North American Grain/Oilseed Review: Canola continues lower

The ICE Futures canola market was weaker on Thursday, seeing a continuation of Wednesday’s selloff as investors continued to back away from riskier assets and book profits on their long positions.

Losses in Chicago Board of Trade soyoil and other vegetable oil markets accounted for some spillover selling pressure. However, soybeans were stronger which provided some support.

News that China would lift import restrictions on canola imports from Canadian grain companies Viterra and Richardson International also helped underpin the futures, although tight old crop supplies will limit any actual movement for the time being.

Uncertainty over new crop production also underpinned the canola market. Seeding remains delayed in the eastern Prairies, although the moisture situation has improved dramatically over the past year which should bode well for production once the crop gets in the ground.

Planting in Saskatchewan was 33 per cent complete, according to a report out earlier today, which was about 20 points off the average for this time of year. Only 19 per cent of intended canola acres were in the ground.

About 15,902 canola contracts traded on Thursday, which compares with Wednesday when 18,220 contracts changed hands. Spreading accounted for 9,360 of the contracts traded.

SOYBEAN futures at the Chicago Board of Trade moved higher on Thursday, benefitting from some solid export demand.

The United States Department of Agriculture reported weekly U.S. soybean export sales of just over 900,000 tonnes of old and new crop business combined, which was at the higher end of trade expectations.

Indonesia announced they would soon be lifting a ban on palm oil exports, providing support for the vegetable oil markets in general.

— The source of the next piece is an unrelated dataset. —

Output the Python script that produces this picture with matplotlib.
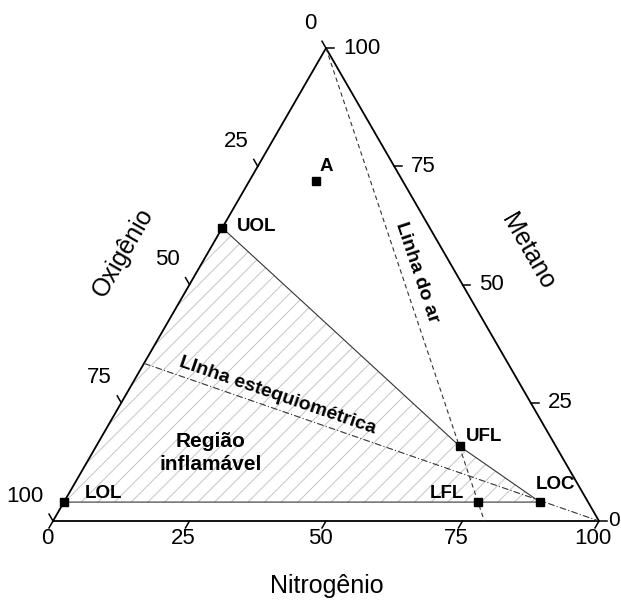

However, soyoil was still down on the day, as adjustments to the oil/meal spread favoured meal on the day.

CORN was pulled in two directions by the gains in soybeans and losses in wheat.

Weekly U.S. corn export sales came in at about a million tonnes, which was at the higher end of expectations.

Declining crop estimates on the size of Brazil’s second corn crop were somewhat supportive, while better weather for seeding the US crop weighed on the other side.

WHEAT was down across the board, continuing to back away from the highs hit earlier in the week.

The losses came despite a crop tour of U.S. hard winter wheat growing regions showing yields down considerably from a year ago

Weekly U.S. wheat export sales of 334,000 tonnes of old and new crop business combined were in line with expectations.